The news is being celebrated around the world, including in Qatar, where women can legally drive but some local females are sometimes discouraged from doing so.
Saudi’s King Salman signed a royal decree yesterday. It said traffic laws would be amended so that driver’s licenses could be issued “to men and women alike.”
— وزارة الخارجية ?? (@KSAMOFA) September 26, 2017
According to the Saudi Press Agency, the decree added:
“We refer to the negative consequences of not allowing women to drive vehicles and the positive aspects of allowing it to do so, taking into consideration the application of the necessary legal controls and adherence to them.”
The new policy will apply to Saudi residents, as well as any female visitors who have a driver’s license from another Gulf nation, Arab News reports.
The publication quoted Saudi’s ambassador to the US, Prince Khaled bin Salman, as adding that women will not need to get permission from legal guardians to get a license.

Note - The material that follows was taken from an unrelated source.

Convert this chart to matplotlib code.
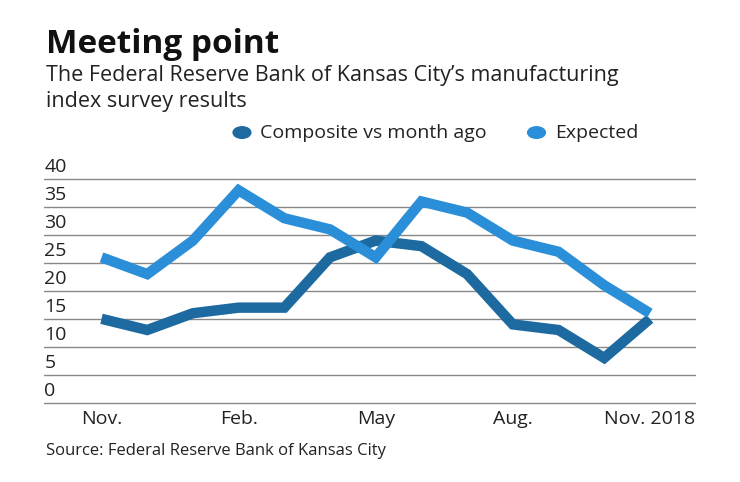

However, there is still much work to be done before the policy takes effect.
For example, police will need to be trained to interact with female motorists. New drivers would also need to attend school before getting behind the wheel.
A committee is being set up to study such issues and will provide recommendations in 30 days. The prohibition will be lifted on June 24, 2018.

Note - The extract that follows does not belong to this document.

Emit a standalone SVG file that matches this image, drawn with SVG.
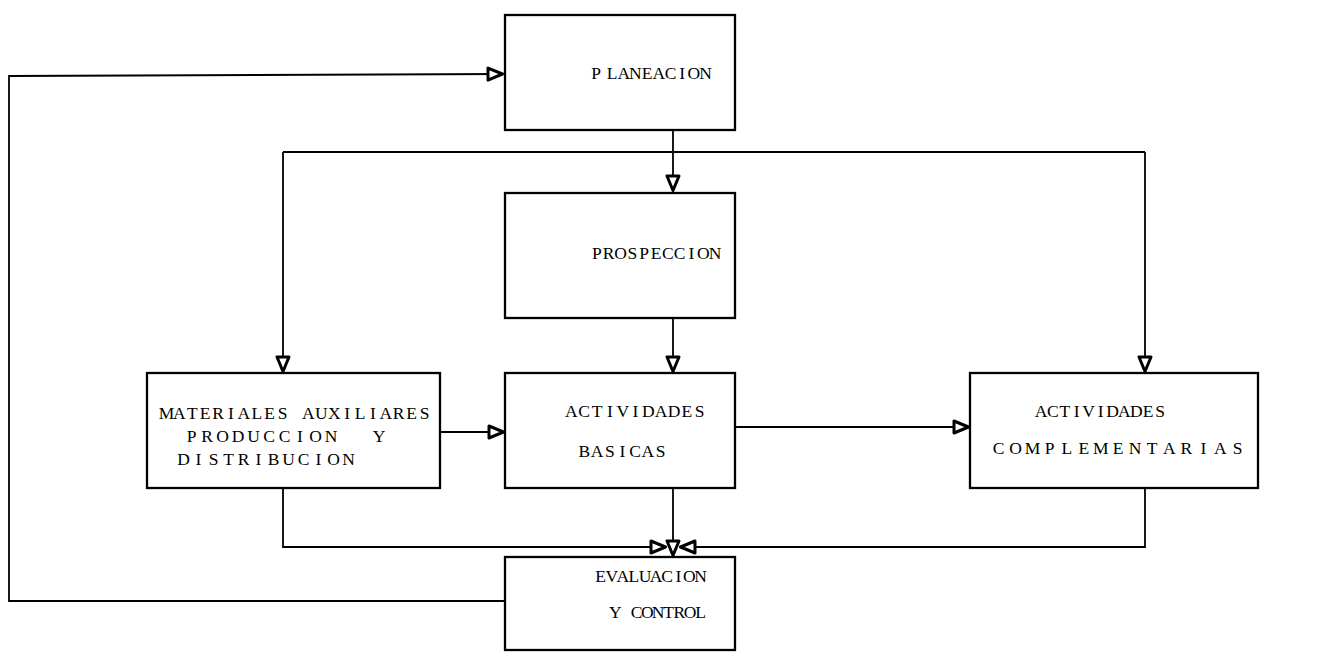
<svg xmlns="http://www.w3.org/2000/svg" width="1329" height="665" viewBox="0 0 1329 665">
  <style>
    .box { fill: #fff; stroke: #000; stroke-width: 2.3; }
    .wire { fill: none; stroke: #000; stroke-width: 1.8; }
    /* typewriter-style labels: every glyph is centred in its own fixed-pitch cell */
    .lbl { font-family: "Liberation Serif", "DejaVu Serif", serif; font-size: 17.5px; fill: #000; text-anchor: middle; }
  </style>
  <defs>
    <marker id="tri" viewBox="0 0 18 16" refX="17" refY="8" markerWidth="18" markerHeight="16" markerUnits="userSpaceOnUse" orient="auto">
      <path d="M2,2 L16.5,8 L2,14 Z" fill="#fff" stroke="#000" stroke-width="3" stroke-linejoin="round"/>
    </marker>
  </defs>
  <rect width="1329" height="665" fill="#fff"/>

  <g id="connectors">
    <!-- feedback loop from evaluation back to planning -->
    <path class="wire" d="M505,601 L9,601 L9,76 L503,74" marker-end="url(#tri)"/>
    <!-- planning down to prospection -->
    <path class="wire" d="M673,130 L673,191" marker-end="url(#tri)"/>
    <!-- planning distribution bar -->
    <path class="wire" d="M283,152 L1145,152"/>
    <path class="wire" d="M283,152 L283,372" marker-end="url(#tri)"/>
    <path class="wire" d="M1145,152 L1145,372" marker-end="url(#tri)"/>
    <!-- prospection down to basic activities -->
    <path class="wire" d="M673,318 L673,372" marker-end="url(#tri)"/>
    <!-- side flows -->
    <path class="wire" d="M440,432 L504,432" marker-end="url(#tri)"/>
    <path class="wire" d="M735,427 L969,427" marker-end="url(#tri)"/>
    <!-- gathering into evaluation -->
    <path class="wire" d="M283,488 L283,547 L666,547" marker-end="url(#tri)"/>
    <path class="wire" d="M1145,488 L1145,547 L680,547" marker-end="url(#tri)"/>
    <path class="wire" d="M673,488 L673,556" marker-end="url(#tri)"/>
  </g>

  <g id="planeacion">
    <rect class="box" x="505" y="15" width="230" height="115"/>
    <text class="lbl" x="596 604 612 623.7 635.4 647.1 658.8 670.5 682.2 693.9 705.6" y="79">P LANEACION</text>
  </g>

  <g id="prospeccion">
    <rect class="box" x="505" y="193" width="230" height="125"/>
    <text class="lbl" x="596.9 608.7 620.5 632.4 644.2 656.0 667.8 679.6 691.5 703.3 715.1" y="259">PROSPECCION</text>
  </g>

  <g id="materiales">
    <rect class="box" x="147" y="373" width="293" height="115"/>
    <text class="lbl" x="166.5 179.4 192.3 205.2 218.1 231.0 243.9 256.8 269.7 282.6 295.5 308.4 321.3 334.2 347.1 360.0 372.9 385.8 398.7 411.6 424.5" y="419">MATERIALES AUXILIARES</text>
    <text class="lbl" x="191.5 207 222.5 238 253.5 269 284.5 300 315.5 331 355 379" y="442">PRODUCCION Y</text>
    <text class="lbl" x="183.5 198.5 213.5 228.5 243.5 258.5 273.5 288.5 303.5 318.5 333.5 348.5" y="465">DISTRIBUCION</text>
  </g>

  <g id="basicas">
    <rect class="box" x="505" y="373" width="230" height="115"/>
    <text class="lbl" x="571.4 584.2 597.0 609.9 622.7 635.5 648.3 661.1 674.0 686.8 699.6" y="417">ACTIVIDADES</text>
    <text class="lbl" x="584.4 597.1 609.8 622.5 635.2 647.9 660.7" y="457">BASICAS</text>
  </g>

  <g id="complementarias">
    <rect class="box" x="970" y="373" width="288" height="115"/>
    <text class="lbl" x="1041.0 1052.9 1064.8 1076.7 1088.6 1100.6 1112.5 1124.4 1136.3 1148.2 1160.1" y="417">ACTIVIDADES</text>
    <text class="lbl" x="998.5 1015.6 1032.6 1049.7 1066.8 1083.9 1100.9 1118.0 1135.1 1152.1 1169.2 1186.3 1203.3 1220.4 1237.5" y="454">COMPLEMENTARIAS</text>
  </g>

  <g id="evaluacion">
    <rect class="box" x="505" y="557" width="230" height="93"/>
    <text class="lbl" x="600.6 611.7 622.8 633.9 645.0 656.1 667.2 678.3 689.4 700.5" y="582">EVALUACION</text>
    <text class="lbl" x="615.3 626.0 636.6 647.3 658.0 668.7 679.3 690.0 700.7" y="618">Y CONTROL</text>
  </g>
</svg>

The policy shift comes amid several social and economic changes led by Crown Prince Mohammed bin Salman.
It is expected to go over well with young people in the kingdom, as well as give Saudi a PR boost internationally amid the Gulf crisis and Yemen war.
Despite the ongoing Gulf dispute, which has raised tensions between people in Qatar and Saudi Arabia, many in Doha hailed the good news.
Some, including Maha Al-Ansari, cracked jokes on Twitter:
Saudi women after they hear they'll finally be able to drive pic.twitter.com/0zZFeoImTj
— Maha Al-Ansari (@MahaAlAnsari) September 26, 2017
But speaking to Doha News, Al-Ansari added:
“We (Qataris) are obviously very happy for Saudi. Jokes aside, it’s a win for women’s rights on a global level so thats a positive thing regardless of which country we’re talking about.”
She also noted that even though women can drive in Qatar, some families still consider it to be a taboo issue.
According to Arab News, the current driving ban is seen as a “social issue in the Kingdom, as there is no actual law or religious edict that prohibits it.”
But many women who have tried to drive in the country have faced scorn and even jail time.
In conservative societies like Saudi Arabia and to a lesser extent Qatar, some worry that allowing a woman to drive could put them in danger, or lead to promiscuity.